The joint local committees aim to resolve such disputes by giving every party a chance to observe how security forces are acting on a neighbourhood by neighbourhood level. A Sunni representative, for example, could raise a complaint if he feels police are not pursuing a Shiite group after an attack.
“We will spare no efforts to succeed in this great initiative which we agreed on today to stop the violence and killings in Baghdad and in all Iraq,” Dulaimi said at the press conference with Maliki. The two of them signed an agreement with other Sunni and Shiite politicians on the plan.

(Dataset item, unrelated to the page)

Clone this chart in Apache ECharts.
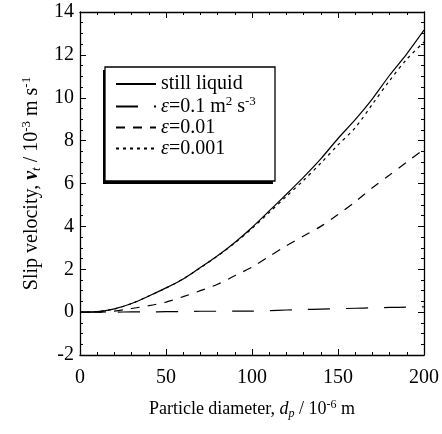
<!DOCTYPE html>
<html>
<head>
<meta charset="utf-8">
<script src="https://cdn.jsdelivr.net/npm/echarts@6/dist/echarts.min.js"></script>
<style>
  html, body { margin: 0; padding: 0; background: #fff; }
  #main { width: 442px; height: 434px; }
</style>
</head>
<body>
<div id="main"></div>
<script>
// particle diameter, 10^-6 m
var diameters = [0, 10, 20, 30, 40, 50, 60, 70, 80, 90, 100, 110, 120, 130, 140, 150, 160, 170, 180, 190, 200];
// slip velocity, 10^-3 m/s
var stillLiquid = [0, 0.02, 0.15, 0.4, 0.75, 1.13, 1.55, 2.08, 2.63, 3.25, 3.95, 4.72, 5.5, 6.3, 7.15, 8.1, 8.98, 9.95, 11.05, 12.05, 13.15];
var eps01 = [0, 0, 0, 0.01, 0.01, 0.02, 0.03, 0.04, 0.04, 0.05, 0.05, 0.07, 0.1, 0.12, 0.14, 0.16, 0.18, 0.2, 0.22, 0.23, 0.25];
var eps001 = [0, 0, 0.05, 0.17, 0.3, 0.47, 0.72, 1.0, 1.3, 1.7, 2.1, 2.6, 3.1, 3.55, 4.0, 4.55, 5.15, 5.8, 6.4, 7.0, 7.6];
var eps0001 = [0, 0.02, 0.15, 0.4, 0.75, 1.12, 1.55, 2.07, 2.62, 3.22, 3.9, 4.65, 5.4, 6.15, 6.95, 7.8, 8.6, 9.7, 10.8, 11.8, 12.6];
var seriesNames = ['still liquid', 'eps 0.1', 'eps 0.01', 'eps 0.001'];
var legendLabels = {
  'still liquid': '{n|still liquid}',
  'eps 0.1': '{e|ε}{n|=0.1 m}{sup|2}{n| s}{sup|-3}',
  'eps 0.01': '{e|ε}{n|=0.01}',
  'eps 0.001': '{e|ε}{n|=0.001}'
};

var font = 'Liberation Serif';

function pairs(ys) {
  var out = [];
  for (var i = 0; i < diameters.length; i++) {
    out.push([diameters[i], ys[i]]);
  }
  return out;
}

function lineSeries(name, ys, dash) {
  return {
    name: name,
    type: 'line',
    data: pairs(ys),
    symbol: 'none',
    smooth: 0.3,
    itemStyle: { color: '#000' },
    lineStyle: { color: '#000', width: 1.2, type: dash }
  };
}

// rich text styles, size s for normal text
function richFor(s) {
  var lh = Math.round(s * 1.15);
  var small = Math.round(s * 0.65);
  return {
    n: { fontFamily: font, fontSize: s, color: '#000', lineHeight: lh },
    e: { fontFamily: font, fontSize: s, fontStyle: 'italic', color: '#000', lineHeight: lh },
    vb: { fontFamily: font, fontSize: s, fontStyle: 'italic', fontWeight: 'bold', color: '#000', lineHeight: lh },
    it: { fontFamily: font, fontSize: s, fontStyle: 'italic', color: '#000', lineHeight: lh },
    sup: { fontFamily: font, fontSize: small, color: '#000', lineHeight: lh, verticalAlign: 'top' },
    sub: { fontFamily: font, fontSize: small, fontStyle: 'italic', color: '#000', lineHeight: lh, verticalAlign: 'bottom' }
  };
}

function axis(extra) {
  var base = {
    type: 'value',
    axisLine: { onZero: false, lineStyle: { color: '#000', width: 1.3 } },
    axisTick: { inside: true, length: 6, lineStyle: { color: '#000', width: 1 } },
    splitLine: { show: false }
  };
  return Object.assign(base, extra);
}

var myChart = echarts.init(document.getElementById('main'));
var option = {
  animation: false,
  backgroundColor: '#fff',
  grid: { left: 80, right: 18, top: 12, bottom: 79 },
  graphic: [
    { type: 'rect', shape: { x: 103, y: 70, width: 170, height: 114 }, style: { fill: '#000' }, z: 1 },
    { type: 'rect', shape: { x: 105, y: 67, width: 170, height: 114 }, style: { fill: '#fff', stroke: '#000', lineWidth: 1.3 }, z: 2 }
  ],
  legend: {
    data: seriesNames,
    orient: 'vertical',
    left: 115,
    top: 74,
    itemWidth: 40,
    itemHeight: 14,
    itemGap: 1,
    padding: 0,
    z: 5,
    itemStyle: { opacity: 0 },
    formatter: function (name) {
      return legendLabels[name];
    },
    textStyle: { rich: richFor(20), padding: [0, 0, 0, 0] }
  },
  xAxis: [
    axis({
      min: 0,
      max: 200,
      interval: 50,
      minorTick: { show: true, splitNumber: 5, length: 3, lineStyle: { color: '#000', width: 1 } },
      name: '{n|Particle diameter, }{it|d}{sub|p}{n| / 10}{sup|-6}{n| m}',
      nameLocation: 'middle',
      nameGap: 44,
      nameTextStyle: { rich: richFor(18) },
      axisLabel: { color: '#000', fontFamily: font, fontSize: 20, margin: 13 }
    }),
    axis({
      position: 'top',
      min: 0,
      max: 200,
      interval: 50,
      minorTick: { show: true, splitNumber: 5, length: 3, lineStyle: { color: '#000', width: 1 } },
      axisLabel: { show: false }
    })
  ],
  yAxis: [
    axis({
      min: -2,
      max: 14,
      interval: 2,
      minorTick: { show: true, splitNumber: 4, length: 3, lineStyle: { color: '#000', width: 1 } },
      name: '{n|Slip velocity, }{vb|v}{sub|t}{n| / 10}{sup|-3}{n| m s}{sup|-1}',
      nameLocation: 'middle',
      nameRotate: 90,
      nameGap: 18,
      nameTextStyle: { rich: richFor(20) },
      axisLabel: { color: '#000', fontFamily: font, fontSize: 20, margin: 6 }
    }),
    axis({
      position: 'right',
      min: -2,
      max: 14,
      interval: 2,
      minorTick: { show: true, splitNumber: 4, length: 3, lineStyle: { color: '#000', width: 1 } },
      axisLabel: { show: false }
    })
  ],
  series: [
    lineSeries(seriesNames[0], stillLiquid, 'solid'),
    lineSeries(seriesNames[1], eps01, [22, 16]),
    lineSeries(seriesNames[2], eps001, [9, 8]),
    lineSeries(seriesNames[3], eps0001, [3, 4])
  ]
};
myChart.setOption(option);
</script>
</body>
</html>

In a possible boost to the effort to rein in the violence, a cleric who heads one of the most powerful Shiite groups, Moqtada Sadr, has issued orders to his followers to put aside their weapons temporarily, a Sadr spokesman told the Associated Press.
Sadr issued the orders Friday, telling supporters that “the resistance [should] be political. … He does not want to see a single drop of [Iraqi] bloodshed,” Amir Husseini said.
Sadr’s Mehdi Army has been blamed for many of the attacks on Sunnis since the bombing of a Shiite shrine north of Baghdad in February sparked the wave of sectarian violence. But US commanders have suggested that since then some Shiite fighters have split from Sadr, saying he is not radical enough and carrying out attacks on their own.
Violence has not slowed in the wake of Sadr’s orders. A curfew slapped on Baghdad on Saturday in the wake of the arrest of Dulaimi’s bodyguard brought a day of calm. But as soon as it was lifted, violence exploded again.
More than 50 bodies — most bound and many of them showing signs of torture — were found in Baghdad alone on Sunday, apparent victims of sectarian killings, police said.
Midday Monday, gunmen wearing military-style uniforms pulled up to a group of computer stores at the Techincal University in downtown Baghdad and pulled out 14 employees, forcing them into their SUVs and driving off, police said.
The attack came after gunmen stormed into a frozen meat factory in Baghdad late Sunday and forced 24 workers into a refrigerator truck, shooting two others who refused to get in.
Hours later, seven bodies were found in a Sunni district of the Baghdad neighbourhood of Dora and were identified as workers from the factory. The fate of the other abducted workers was not known. In similar mass kidnappings in the past, the attackers have sorted out Shiites and Sunnis among their captives and killed those of the rival sect.
Lawmakers from the Iraqi Islamic Party, a major Sunni political group, said the kidnapped workers were all members of the minority sect and called on the government to take action.
“It is the time the government takes serious and urgent steps to disband these criminal organisations and to save the people from their harm,” they said in a statement.
At least 20 other people were killed in attacks around the country, including a noontime bomb blast in Baghdad’s downtown Nasir Square that killed four and wounded 13, and mortar barrages against two Sunni neighbourhoods that killed two people and wounded dozens.
The US command said three US Marines died in Iraq’s western Anbar province on Saturday — two in combat and the third in a vehicle accident. A British soldier was killed and another injured in a mortar attack on their headquarters in the southern city of Basra. One shell hit a nearby house, killing two children.
The political divisions were on display in parliament Monday when lawmakers renewed for another month the state of emergency that has been in effect since November 2004.
The measure grants the government wide powers to impose curfews and carry out arrests without warrants.
But Sunni lawmakers accused the Shiite-led security forces of abusing the powers. “The security forces contain corrupted elements who misuse the law,” Saleem Abdullah, of the Sunni Accordance Front, argued.